## [What the task requires]
Search the material below for the word "this". Copy every line that has it.

[Collected data]
::::::

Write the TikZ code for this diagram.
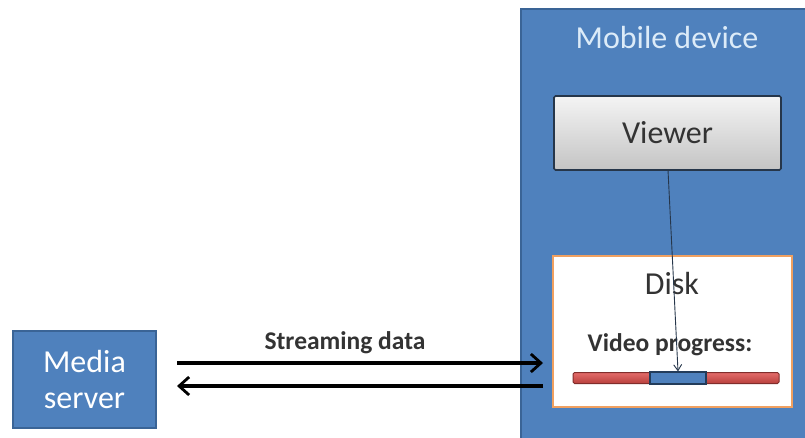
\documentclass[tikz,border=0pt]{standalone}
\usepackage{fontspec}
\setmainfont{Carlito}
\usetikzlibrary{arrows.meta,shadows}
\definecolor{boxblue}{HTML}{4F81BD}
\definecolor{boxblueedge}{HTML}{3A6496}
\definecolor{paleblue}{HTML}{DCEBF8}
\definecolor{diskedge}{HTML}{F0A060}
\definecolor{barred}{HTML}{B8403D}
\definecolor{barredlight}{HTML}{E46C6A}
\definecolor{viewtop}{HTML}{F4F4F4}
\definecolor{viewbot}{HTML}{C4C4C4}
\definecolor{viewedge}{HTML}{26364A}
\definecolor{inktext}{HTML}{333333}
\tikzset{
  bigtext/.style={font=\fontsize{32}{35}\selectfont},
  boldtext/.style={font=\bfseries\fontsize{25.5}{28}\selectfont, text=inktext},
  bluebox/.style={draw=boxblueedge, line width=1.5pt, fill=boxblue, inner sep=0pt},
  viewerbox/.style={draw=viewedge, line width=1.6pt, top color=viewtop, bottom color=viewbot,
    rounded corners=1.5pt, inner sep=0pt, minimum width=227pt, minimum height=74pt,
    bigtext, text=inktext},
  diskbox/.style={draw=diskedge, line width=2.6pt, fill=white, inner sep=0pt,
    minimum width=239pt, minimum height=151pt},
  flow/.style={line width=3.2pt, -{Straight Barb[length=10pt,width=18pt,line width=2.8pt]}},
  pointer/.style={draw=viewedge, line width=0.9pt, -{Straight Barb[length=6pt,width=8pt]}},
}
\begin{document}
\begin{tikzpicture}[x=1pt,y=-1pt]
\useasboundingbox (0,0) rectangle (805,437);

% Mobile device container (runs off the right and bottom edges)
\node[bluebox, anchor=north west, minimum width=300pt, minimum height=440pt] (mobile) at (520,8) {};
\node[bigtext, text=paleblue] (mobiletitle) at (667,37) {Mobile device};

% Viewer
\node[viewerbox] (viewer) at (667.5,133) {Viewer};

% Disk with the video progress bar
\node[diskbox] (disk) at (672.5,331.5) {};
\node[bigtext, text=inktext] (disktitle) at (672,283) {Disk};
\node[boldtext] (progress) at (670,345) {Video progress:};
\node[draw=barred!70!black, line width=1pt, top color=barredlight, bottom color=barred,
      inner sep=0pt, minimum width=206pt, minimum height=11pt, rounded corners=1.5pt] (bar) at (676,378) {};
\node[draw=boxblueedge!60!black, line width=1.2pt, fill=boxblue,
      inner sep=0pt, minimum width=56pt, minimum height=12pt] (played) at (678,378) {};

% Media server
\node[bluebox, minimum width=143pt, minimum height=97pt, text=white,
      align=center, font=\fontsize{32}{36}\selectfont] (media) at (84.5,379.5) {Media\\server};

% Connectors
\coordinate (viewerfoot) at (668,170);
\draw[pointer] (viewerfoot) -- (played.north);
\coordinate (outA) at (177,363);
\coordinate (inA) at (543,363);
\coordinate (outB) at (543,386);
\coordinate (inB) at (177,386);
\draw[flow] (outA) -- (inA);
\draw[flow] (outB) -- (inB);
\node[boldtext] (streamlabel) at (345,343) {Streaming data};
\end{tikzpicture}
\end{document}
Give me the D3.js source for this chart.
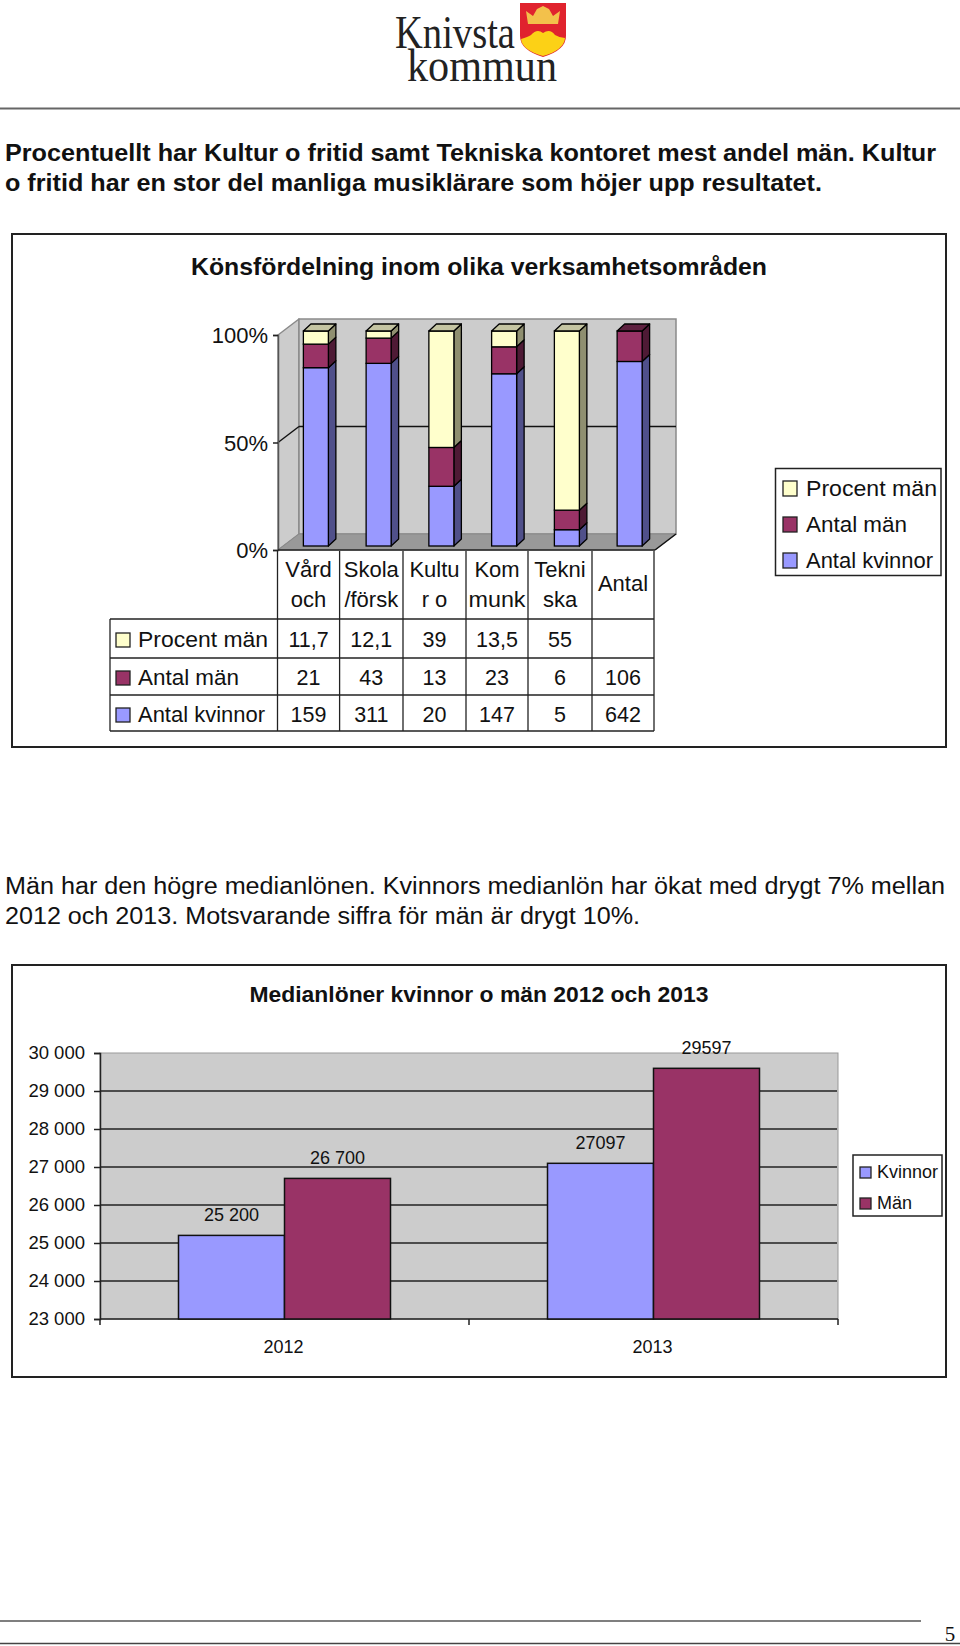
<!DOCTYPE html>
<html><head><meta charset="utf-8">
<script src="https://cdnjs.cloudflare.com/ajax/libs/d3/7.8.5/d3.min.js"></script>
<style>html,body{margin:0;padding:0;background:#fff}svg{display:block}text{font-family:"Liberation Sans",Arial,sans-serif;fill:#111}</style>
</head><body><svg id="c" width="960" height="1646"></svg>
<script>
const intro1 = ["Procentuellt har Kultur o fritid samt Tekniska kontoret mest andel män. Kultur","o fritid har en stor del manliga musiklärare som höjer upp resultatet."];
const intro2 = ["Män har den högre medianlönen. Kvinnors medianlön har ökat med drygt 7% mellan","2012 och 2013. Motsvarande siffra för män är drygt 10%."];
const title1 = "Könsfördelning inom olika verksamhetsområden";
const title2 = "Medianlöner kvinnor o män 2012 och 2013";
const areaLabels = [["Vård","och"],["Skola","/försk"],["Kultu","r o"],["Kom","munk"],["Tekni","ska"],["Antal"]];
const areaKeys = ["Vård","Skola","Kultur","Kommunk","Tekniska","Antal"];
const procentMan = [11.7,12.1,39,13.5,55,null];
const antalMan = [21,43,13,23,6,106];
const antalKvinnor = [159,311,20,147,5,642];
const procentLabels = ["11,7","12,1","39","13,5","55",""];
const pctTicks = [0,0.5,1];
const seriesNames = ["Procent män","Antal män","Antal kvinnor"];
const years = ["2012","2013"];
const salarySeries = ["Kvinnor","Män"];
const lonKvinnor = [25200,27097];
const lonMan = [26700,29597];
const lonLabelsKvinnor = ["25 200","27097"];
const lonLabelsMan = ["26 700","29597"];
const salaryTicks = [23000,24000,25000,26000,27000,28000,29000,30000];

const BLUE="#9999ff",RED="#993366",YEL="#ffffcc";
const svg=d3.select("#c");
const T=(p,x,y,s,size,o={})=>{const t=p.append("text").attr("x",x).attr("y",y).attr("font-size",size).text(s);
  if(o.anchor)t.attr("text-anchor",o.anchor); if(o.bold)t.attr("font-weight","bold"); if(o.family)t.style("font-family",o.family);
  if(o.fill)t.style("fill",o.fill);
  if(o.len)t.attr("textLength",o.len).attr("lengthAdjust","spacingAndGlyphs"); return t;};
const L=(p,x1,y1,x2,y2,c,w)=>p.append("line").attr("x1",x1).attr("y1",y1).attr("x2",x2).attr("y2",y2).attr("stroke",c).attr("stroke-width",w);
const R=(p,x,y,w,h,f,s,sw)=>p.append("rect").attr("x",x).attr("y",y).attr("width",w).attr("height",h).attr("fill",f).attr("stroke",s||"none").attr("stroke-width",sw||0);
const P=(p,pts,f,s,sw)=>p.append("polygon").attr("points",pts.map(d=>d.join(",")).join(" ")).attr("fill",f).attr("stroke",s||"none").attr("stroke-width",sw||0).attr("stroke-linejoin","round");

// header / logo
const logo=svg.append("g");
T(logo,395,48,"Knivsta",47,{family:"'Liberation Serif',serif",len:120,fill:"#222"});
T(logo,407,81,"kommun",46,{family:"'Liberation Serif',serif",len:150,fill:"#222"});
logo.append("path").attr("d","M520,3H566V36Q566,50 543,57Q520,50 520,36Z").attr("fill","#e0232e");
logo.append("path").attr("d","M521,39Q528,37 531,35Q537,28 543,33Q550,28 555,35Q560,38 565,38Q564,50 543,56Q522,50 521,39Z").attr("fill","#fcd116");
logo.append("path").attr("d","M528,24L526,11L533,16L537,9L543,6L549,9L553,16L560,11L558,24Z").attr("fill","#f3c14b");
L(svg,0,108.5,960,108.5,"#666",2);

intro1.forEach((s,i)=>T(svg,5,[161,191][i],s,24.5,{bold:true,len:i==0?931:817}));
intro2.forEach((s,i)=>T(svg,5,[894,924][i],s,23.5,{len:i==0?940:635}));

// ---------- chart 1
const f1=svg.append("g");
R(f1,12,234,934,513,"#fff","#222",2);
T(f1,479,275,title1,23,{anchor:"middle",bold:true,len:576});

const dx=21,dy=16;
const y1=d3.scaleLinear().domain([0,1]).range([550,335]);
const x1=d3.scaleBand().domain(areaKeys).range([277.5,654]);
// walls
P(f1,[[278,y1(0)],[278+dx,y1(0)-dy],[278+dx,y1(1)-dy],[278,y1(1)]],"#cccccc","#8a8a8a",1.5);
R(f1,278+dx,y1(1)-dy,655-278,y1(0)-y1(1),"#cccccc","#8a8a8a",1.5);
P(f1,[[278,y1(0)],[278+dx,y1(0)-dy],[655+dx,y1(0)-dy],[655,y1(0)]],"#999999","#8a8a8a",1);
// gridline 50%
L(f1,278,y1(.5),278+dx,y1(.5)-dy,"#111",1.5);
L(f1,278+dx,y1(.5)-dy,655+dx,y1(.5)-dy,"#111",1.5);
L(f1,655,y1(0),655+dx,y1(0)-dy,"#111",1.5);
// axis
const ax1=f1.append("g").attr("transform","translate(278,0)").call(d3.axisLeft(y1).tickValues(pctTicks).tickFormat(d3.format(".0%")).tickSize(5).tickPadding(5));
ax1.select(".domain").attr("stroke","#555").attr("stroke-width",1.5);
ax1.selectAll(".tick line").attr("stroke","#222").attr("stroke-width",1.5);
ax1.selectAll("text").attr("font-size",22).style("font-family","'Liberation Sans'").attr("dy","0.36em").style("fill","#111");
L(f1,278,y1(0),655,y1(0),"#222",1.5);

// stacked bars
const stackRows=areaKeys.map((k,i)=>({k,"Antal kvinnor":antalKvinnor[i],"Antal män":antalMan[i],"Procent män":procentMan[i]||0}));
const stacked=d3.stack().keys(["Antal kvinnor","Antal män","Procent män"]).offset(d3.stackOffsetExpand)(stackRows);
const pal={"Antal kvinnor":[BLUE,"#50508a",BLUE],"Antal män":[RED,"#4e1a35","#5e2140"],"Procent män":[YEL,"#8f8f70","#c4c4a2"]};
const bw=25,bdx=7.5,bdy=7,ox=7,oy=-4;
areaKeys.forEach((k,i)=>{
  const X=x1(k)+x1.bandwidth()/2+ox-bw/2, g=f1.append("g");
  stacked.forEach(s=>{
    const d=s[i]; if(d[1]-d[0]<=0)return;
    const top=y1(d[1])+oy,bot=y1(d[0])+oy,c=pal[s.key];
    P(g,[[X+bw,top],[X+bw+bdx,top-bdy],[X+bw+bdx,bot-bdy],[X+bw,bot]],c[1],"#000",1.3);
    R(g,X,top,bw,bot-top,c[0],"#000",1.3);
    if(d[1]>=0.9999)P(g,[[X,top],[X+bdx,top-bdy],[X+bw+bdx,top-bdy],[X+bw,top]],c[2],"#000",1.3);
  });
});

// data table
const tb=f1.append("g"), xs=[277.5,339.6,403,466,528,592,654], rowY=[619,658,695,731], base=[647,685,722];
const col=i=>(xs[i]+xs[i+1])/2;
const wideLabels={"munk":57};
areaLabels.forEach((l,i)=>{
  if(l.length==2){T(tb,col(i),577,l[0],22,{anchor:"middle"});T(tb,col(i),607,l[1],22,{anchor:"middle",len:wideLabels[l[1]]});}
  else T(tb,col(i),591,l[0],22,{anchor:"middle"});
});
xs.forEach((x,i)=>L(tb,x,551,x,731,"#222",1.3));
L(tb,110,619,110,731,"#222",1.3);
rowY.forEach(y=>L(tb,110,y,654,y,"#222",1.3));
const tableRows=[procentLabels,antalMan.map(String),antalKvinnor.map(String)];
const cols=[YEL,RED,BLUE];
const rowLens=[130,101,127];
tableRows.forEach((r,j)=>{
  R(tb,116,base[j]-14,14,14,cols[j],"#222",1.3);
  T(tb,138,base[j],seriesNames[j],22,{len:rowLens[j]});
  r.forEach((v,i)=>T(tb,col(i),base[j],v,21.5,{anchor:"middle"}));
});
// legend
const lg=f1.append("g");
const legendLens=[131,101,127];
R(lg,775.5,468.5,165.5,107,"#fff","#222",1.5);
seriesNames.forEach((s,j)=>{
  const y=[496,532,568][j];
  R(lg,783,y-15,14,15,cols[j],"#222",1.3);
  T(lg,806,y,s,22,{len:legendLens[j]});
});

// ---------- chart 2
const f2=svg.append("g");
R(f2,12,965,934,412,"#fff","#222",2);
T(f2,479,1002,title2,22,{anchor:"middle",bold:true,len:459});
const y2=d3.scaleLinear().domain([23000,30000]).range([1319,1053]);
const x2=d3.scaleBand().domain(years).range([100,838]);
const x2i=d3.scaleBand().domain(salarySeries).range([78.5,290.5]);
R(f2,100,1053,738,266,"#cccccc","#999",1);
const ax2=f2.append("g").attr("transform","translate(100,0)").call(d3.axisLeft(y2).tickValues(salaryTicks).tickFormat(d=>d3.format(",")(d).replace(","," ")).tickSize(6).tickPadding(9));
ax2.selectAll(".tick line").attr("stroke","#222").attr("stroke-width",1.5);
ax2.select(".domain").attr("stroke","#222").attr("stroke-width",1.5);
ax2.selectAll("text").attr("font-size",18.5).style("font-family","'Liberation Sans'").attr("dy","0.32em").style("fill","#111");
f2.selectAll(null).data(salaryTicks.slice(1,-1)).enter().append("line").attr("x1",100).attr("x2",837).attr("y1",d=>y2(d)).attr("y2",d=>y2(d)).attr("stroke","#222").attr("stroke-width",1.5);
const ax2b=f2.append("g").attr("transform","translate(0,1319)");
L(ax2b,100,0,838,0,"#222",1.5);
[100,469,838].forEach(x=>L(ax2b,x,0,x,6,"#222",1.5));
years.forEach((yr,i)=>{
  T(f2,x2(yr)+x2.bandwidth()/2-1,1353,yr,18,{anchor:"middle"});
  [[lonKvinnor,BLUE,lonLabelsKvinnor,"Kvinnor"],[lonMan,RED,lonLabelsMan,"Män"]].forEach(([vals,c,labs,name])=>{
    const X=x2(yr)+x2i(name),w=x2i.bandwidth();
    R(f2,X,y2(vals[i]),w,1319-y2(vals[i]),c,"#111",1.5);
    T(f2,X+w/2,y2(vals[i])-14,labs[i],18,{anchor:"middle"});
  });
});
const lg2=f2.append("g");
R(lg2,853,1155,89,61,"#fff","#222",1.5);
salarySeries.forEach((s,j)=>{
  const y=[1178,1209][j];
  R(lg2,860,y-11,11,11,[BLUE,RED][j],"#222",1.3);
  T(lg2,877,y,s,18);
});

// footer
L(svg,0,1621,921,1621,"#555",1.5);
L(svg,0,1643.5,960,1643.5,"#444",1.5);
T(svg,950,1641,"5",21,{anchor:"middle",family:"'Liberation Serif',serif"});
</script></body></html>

::::::

## [Written response]
Write the TikZ code for this diagram.
Give me the D3.js source for this chart.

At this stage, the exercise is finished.